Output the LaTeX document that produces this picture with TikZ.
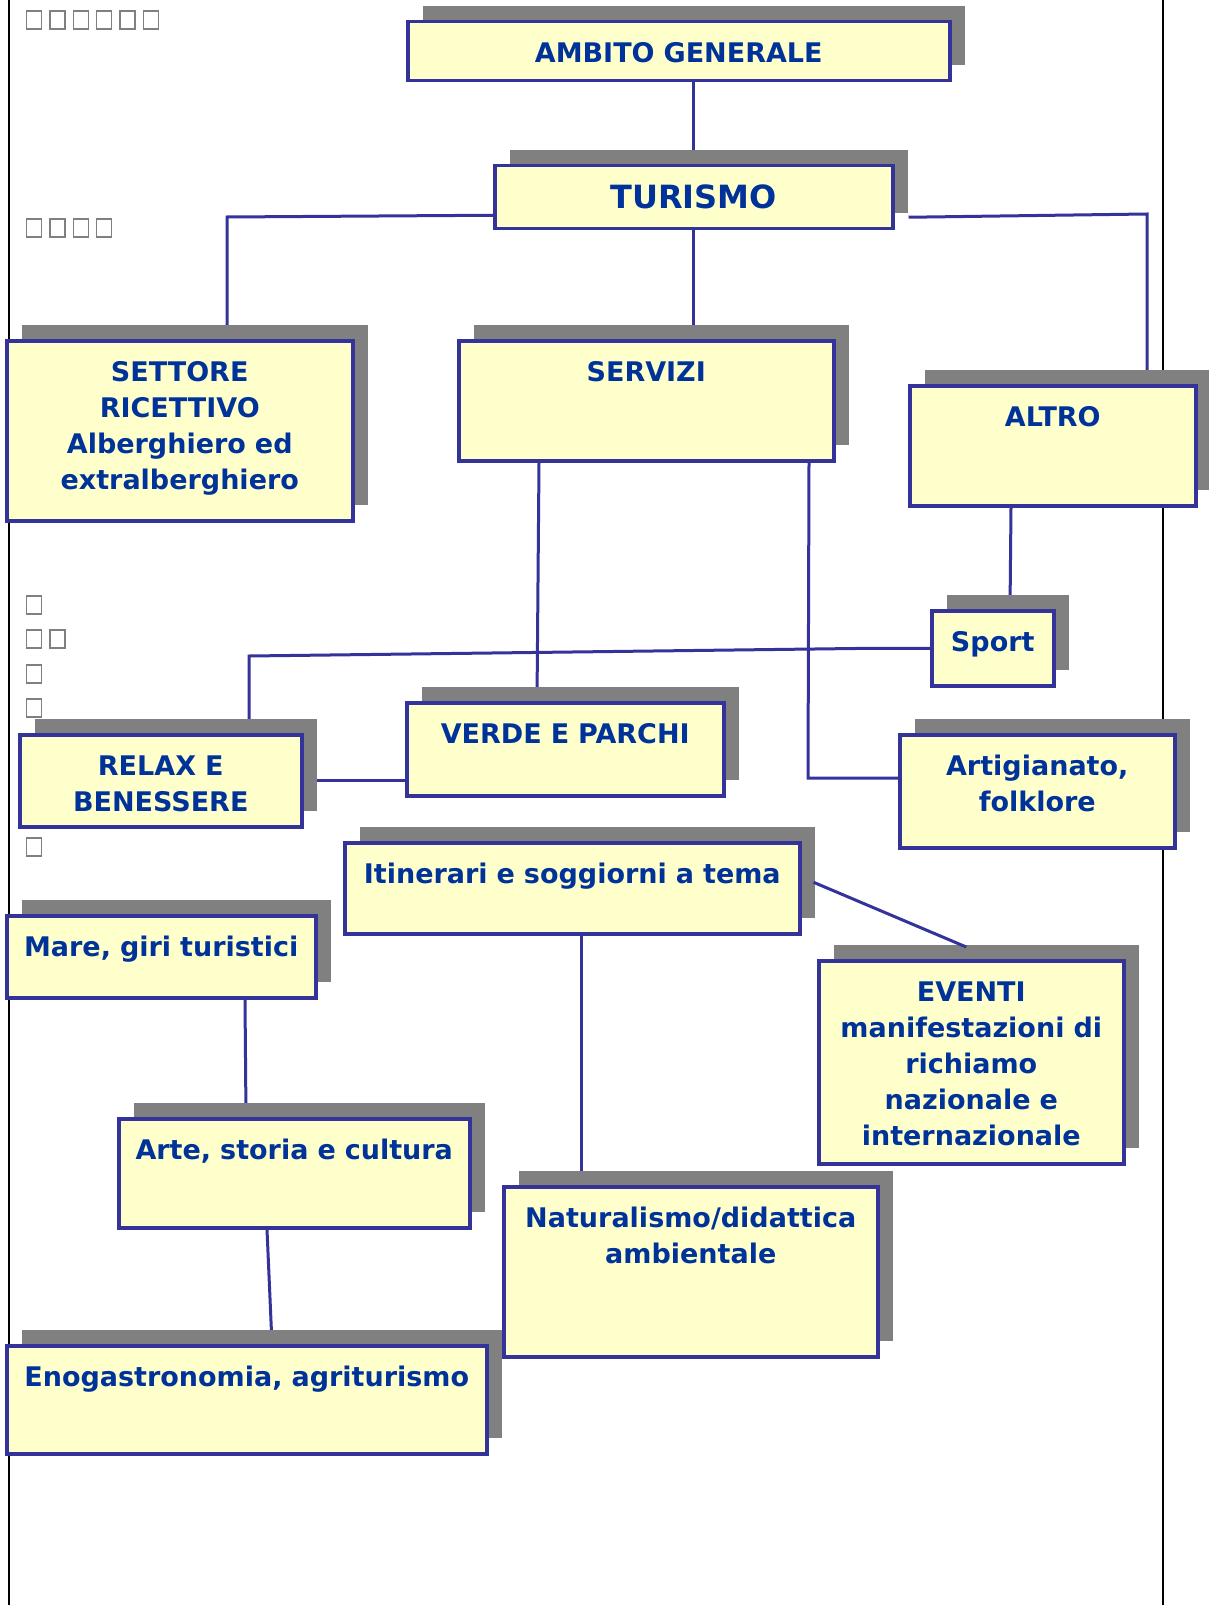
\documentclass[tikz,border=0pt]{standalone}
\usepackage{fontspec}
\newfontfamily\boxfont{DejaVu Sans}
\usetikzlibrary{positioning,shadows,backgrounds}
\definecolor{boxblue}{HTML}{333399}
\definecolor{textblue}{HTML}{003399}
\definecolor{boxfill}{HTML}{FFFFCC}
\definecolor{shadowgray}{HTML}{808080}

\begin{document}
\begin{tikzpicture}[
        x=1pt, y=-1pt,
        every node/.style={font=\boxfont\bfseries\fontsize{27}{36}\selectfont, align=center, text=textblue},
        box/.style={rectangle, draw=boxblue, line width=3.5pt, fill=boxfill, anchor=north west, inner sep=0pt, text height=41pt,
            general shadow={fill=shadowgray, shadow xshift=15pt, shadow yshift=16pt}},
        link/.style={draw=boxblue, line width=3pt},
        frame/.style={draw=black, line width=2.5pt},
        tofu/.style={draw=shadowgray, line width=1.3pt}
    ]
    \useasboundingbox (0,0) rectangle (1208,1605);
    % Boxes
    \node[box, text width=542pt, text depth=18pt] (ambito) at (406,20) {AMBITO GENERALE};
    \node[box, text width=398pt, text height=43pt, text depth=20pt, font=\boxfont\bfseries\fontsize{32}{38}\selectfont] (turismo) at (493,164) {TURISMO};
    \node[box, text width=346pt, text depth=139pt] (settore) at (5,339) {SETTORE\\RICETTIVO\\Alberghiero ed\\extralberghiero};
    \node[box, text width=375pt, text depth=79pt] (servizi) at (457,339) {SERVIZI};
    \node[box, text width=286pt, text depth=79pt] (altro) at (908,384) {ALTRO};
    \node[box, text width=122pt, text depth=34pt] (sport) at (930,609) {Sport};
    \node[box, text width=282pt, text depth=51pt] (relax) at (18,733) {RELAX E\\BENESSERE};
    \node[box, text width=317pt, text depth=52pt] (verde) at (405,701) {VERDE E PARCHI};
    \node[box, text width=275pt, text depth=72pt] (artig) at (898,733) {Artigianato,\\folklore};
    \node[box, text width=455pt, text depth=50pt] (itin) at (343,841) {Itinerari e soggiorni a tema};
    \node[box, text width=309pt, text depth=41pt] (mare) at (5,914) {Mare, giri turistici};
    \node[box, text width=305pt, text depth=162pt] (eventi) at (817,959) {EVENTI\\manifestazioni di\\richiamo\\nazionale e\\internazionale};
    \node[box, text width=351pt, text depth=68pt] (arte) at (117,1117) {Arte, storia e cultura};
    \node[box, text width=374pt, text depth=129pt] (natur) at (502,1185) {Naturalismo/didattica\\ambientale};
    \node[box, text width=480pt, text depth=67pt] (eno) at (5,1344) {Enogastronomia, agriturismo};
    % Empty glyph squares
    \foreach \i in {0,...,5}
        \draw[tofu] (26.7+23.3*\i,11) rectangle ++(15,18);
    \foreach \i in {0,...,3}
        \draw[tofu] (26.7+23.3*\i,219) rectangle ++(15,18);
    \foreach \y in {596,630,665,699,838}
        \draw[tofu] (26.7,\y) rectangle ++(15,18);
    \draw[tofu] (50,630) rectangle ++(15,18);
    % Lines
    \draw[link] ([xshift=12pt,yshift=6pt]itin.east) -- ([xshift=-5pt,yshift=12pt]eventi.north);
    \begin{scope}[on background layer]
    \draw[frame] (9,0) -- (9,1605);
    \draw[frame] (1163,0) -- (1163,1605);
    \draw[link] (ambito.south -| turismo.north) -- (turismo.north);
    \draw[link] ([yshift=-18pt]turismo.west) -- (227,217) -- (227,0 |- settore.north);
    \draw[link] ([xshift=14pt,yshift=-20pt]turismo.east) -- (1147,214) -- (1147,0 |- altro.north);
    \draw[link] (turismo.south) -- (turismo.south |- servizi.north);
    \draw[link] (539,0 |- servizi.south) -- (537,0 |- verde.north);
    \draw[link] (809,0 |- servizi.south) -- (808,778) -- (808,778 -| artig.west);
    \draw[link] (1011,0 |- altro.south) -- (1010,0 |- sport.north);
    \draw[link] (sport.west) -- (875,0 |- sport.west) -- (249,656) -- (249,0 |- relax.north);
    \draw[link] (relax.east) -- (relax.east -| verde.west);
    \draw[link] (581,0 |- itin.south) -- (581,0 |- natur.north);
    \draw[link] (245,0 |- mare.south) -- (246,0 |- arte.north);
    \draw[link] (267,0 |- arte.south) -- (272,0 |- eno.north);
    \end{scope}
\end{tikzpicture}
\end{document}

• [The request] Your task is an exact transcription of all the data, minus the pictures.

• [Task answer]
Output the LaTeX document that produces this picture with TikZ.
\documentclass[tikz,border=0pt]{standalone}
\usepackage{fontspec}
\newfontfamily\boxfont{DejaVu Sans}
\usetikzlibrary{positioning,shadows,backgrounds}
\definecolor{boxblue}{HTML}{333399}
\definecolor{textblue}{HTML}{003399}
\definecolor{boxfill}{HTML}{FFFFCC}
\definecolor{shadowgray}{HTML}{808080}

\begin{document}
\begin{tikzpicture}[
        x=1pt, y=-1pt,
        every node/.style={font=\boxfont\bfseries\fontsize{27}{36}\selectfont, align=center, text=textblue},
        box/.style={rectangle, draw=boxblue, line width=3.5pt, fill=boxfill, anchor=north west, inner sep=0pt, text height=41pt,
            general shadow={fill=shadowgray, shadow xshift=15pt, shadow yshift=16pt}},
        link/.style={draw=boxblue, line width=3pt},
        frame/.style={draw=black, line width=2.5pt},
        tofu/.style={draw=shadowgray, line width=1.3pt}
    ]
    \useasboundingbox (0,0) rectangle (1208,1605);
    % Boxes
    \node[box, text width=542pt, text depth=18pt] (ambito) at (406,20) {AMBITO GENERALE};
    \node[box, text width=398pt, text height=43pt, text depth=20pt, font=\boxfont\bfseries\fontsize{32}{38}\selectfont] (turismo) at (493,164) {TURISMO};
    \node[box, text width=346pt, text depth=139pt] (settore) at (5,339) {SETTORE\\RICETTIVO\\Alberghiero ed\\extralberghiero};
    \node[box, text width=375pt, text depth=79pt] (servizi) at (457,339) {SERVIZI};
    \node[box, text width=286pt, text depth=79pt] (altro) at (908,384) {ALTRO};
    \node[box, text width=122pt, text depth=34pt] (sport) at (930,609) {Sport};
    \node[box, text width=282pt, text depth=51pt] (relax) at (18,733) {RELAX E\\BENESSERE};
    \node[box, text width=317pt, text depth=52pt] (verde) at (405,701) {VERDE E PARCHI};
    \node[box, text width=275pt, text depth=72pt] (artig) at (898,733) {Artigianato,\\folklore};
    \node[box, text width=455pt, text depth=50pt] (itin) at (343,841) {Itinerari e soggiorni a tema};
    \node[box, text width=309pt, text depth=41pt] (mare) at (5,914) {Mare, giri turistici};
    \node[box, text width=305pt, text depth=162pt] (eventi) at (817,959) {EVENTI\\manifestazioni di\\richiamo\\nazionale e\\internazionale};
    \node[box, text width=351pt, text depth=68pt] (arte) at (117,1117) {Arte, storia e cultura};
    \node[box, text width=374pt, text depth=129pt] (natur) at (502,1185) {Naturalismo/didattica\\ambientale};
    \node[box, text width=480pt, text depth=67pt] (eno) at (5,1344) {Enogastronomia, agriturismo};
    % Empty glyph squares
    \foreach \i in {0,...,5}
        \draw[tofu] (26.7+23.3*\i,11) rectangle ++(15,18);
    \foreach \i in {0,...,3}
        \draw[tofu] (26.7+23.3*\i,219) rectangle ++(15,18);
    \foreach \y in {596,630,665,699,838}
        \draw[tofu] (26.7,\y) rectangle ++(15,18);
    \draw[tofu] (50,630) rectangle ++(15,18);
    % Lines
    \draw[link] ([xshift=12pt,yshift=6pt]itin.east) -- ([xshift=-5pt,yshift=12pt]eventi.north);
    \begin{scope}[on background layer]
    \draw[frame] (9,0) -- (9,1605);
    \draw[frame] (1163,0) -- (1163,1605);
    \draw[link] (ambito.south -| turismo.north) -- (turismo.north);
    \draw[link] ([yshift=-18pt]turismo.west) -- (227,217) -- (227,0 |- settore.north);
    \draw[link] ([xshift=14pt,yshift=-20pt]turismo.east) -- (1147,214) -- (1147,0 |- altro.north);
    \draw[link] (turismo.south) -- (turismo.south |- servizi.north);
    \draw[link] (539,0 |- servizi.south) -- (537,0 |- verde.north);
    \draw[link] (809,0 |- servizi.south) -- (808,778) -- (808,778 -| artig.west);
    \draw[link] (1011,0 |- altro.south) -- (1010,0 |- sport.north);
    \draw[link] (sport.west) -- (875,0 |- sport.west) -- (249,656) -- (249,0 |- relax.north);
    \draw[link] (relax.east) -- (relax.east -| verde.west);
    \draw[link] (581,0 |- itin.south) -- (581,0 |- natur.north);
    \draw[link] (245,0 |- mare.south) -- (246,0 |- arte.north);
    \draw[link] (267,0 |- arte.south) -- (272,0 |- eno.north);
    \end{scope}
\end{tikzpicture}
\end{document}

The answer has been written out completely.